Iceland fuses the best of both worlds. It is a country that treasures and celebrates its cultural traditions and history whilst championing an innovative and forward-thinking mentality within its society.
If you’re heading to our little Nordic island, we thought we’d give you a quick insight into more of our culture and customs. Just so you’re prepared!
One of our biggest cultural events here in Iceland is þorrablót (Thorrablot). It begins every year on the first Friday after January the 19th and is a midwinter celebration that began as a time of sacrifice to the Pagan Gods.
It’s a pretty old tradition! Basically, we just eat a whole lot of traditional Icelandic food. You might be grossed out by a lot of it, which includes hákarl, which is rotten shark meat (our English visitors think it tastes like Stilton cheese!), and svið, otherwise known as boiled sheep heads.

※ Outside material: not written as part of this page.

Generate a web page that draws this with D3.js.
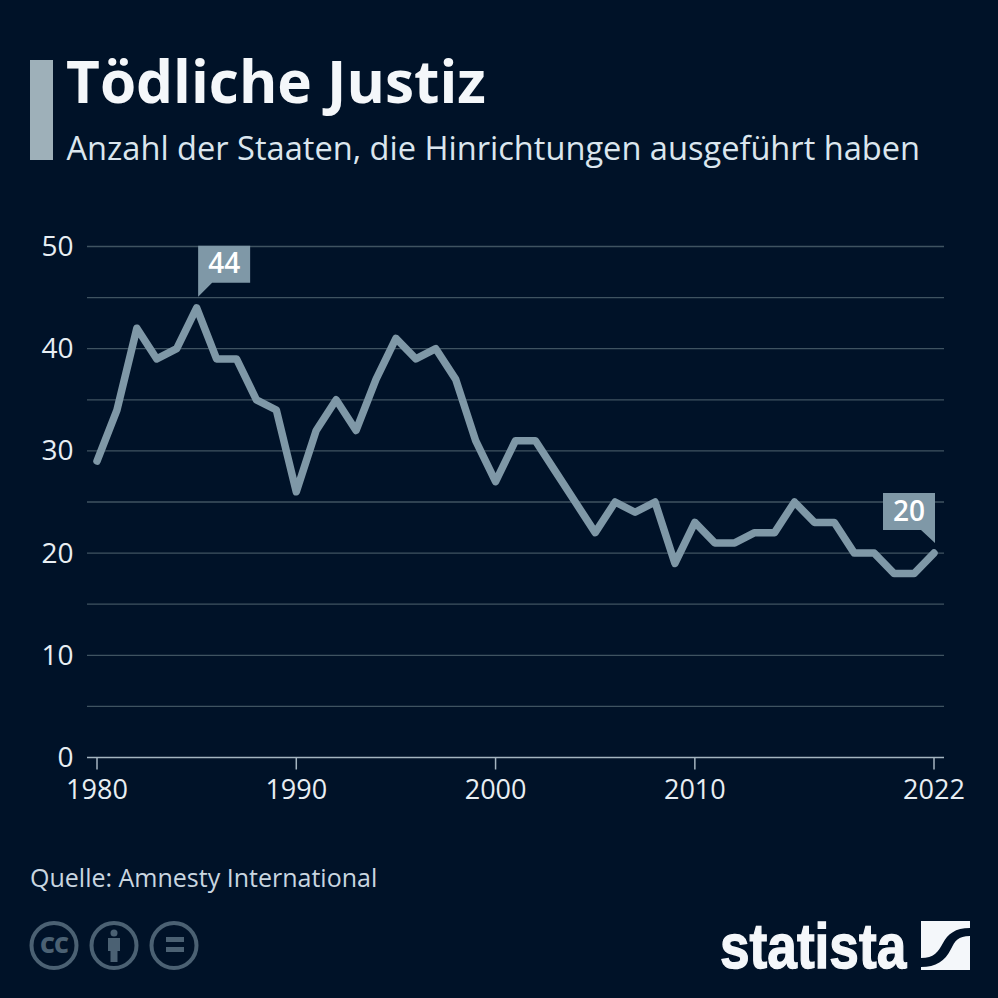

Give it a go anyway, just to say you have!
No Alcohol in Normal Shops
We knew we had to pop this one in simply because of the number of confused travellers we speak to about it. We do sell alcohol – we’re sure you’ll be relieved to hear! – but we don’t sell it in normal supermarkets or grocery stores. You can only buy it from specific state-owned liquor stores. If you’re having trouble finding one, just ask us! Trust us, we know where they are. But it’s much cosier in the Base Camp bar anyway and that’s where you will make plenty of new friends!
When it comes to Christmas in Iceland, we’re not content with just one Father Christmas – oh no, we needed many more. That’s why we have thirteen! The Jol Lads, as we affectionally call them, are all quite naughty, which explains why they’re called things like ‘Door Slammer’ and ‘Bowl Licker’. In the 13 days before Christmas, kids across Iceland pop a shoe up on their window and every morning one of the 13 Yule Lads will leave them a treat.
Babies Sleeping Outside
A lot of people who visit Iceland are completely freaked out by babies napping outside, but don’t be! It’s totally normal to see a pram outside a shop or café with a little snoozing baby inside. As our crime rate is so low, parents don’t worry about things like that. It’s just part of our day to day life – even in sub-zero temperatures, the babies are fine outside! It’s not cruel, they’ll be all wrapped up and very happy.
It’s All First Names
Last names aren’t at all important over here. Unlike other countries where it’s polite to greet people by saying Mrs or Monsieur or whatever your country says, followed by the last name of that person, here everyone goes by their first name. This is because last names are just your parent’s name followed by either son or daughter, so we don’t really bother! Greet us by our first names and we’ll be happy!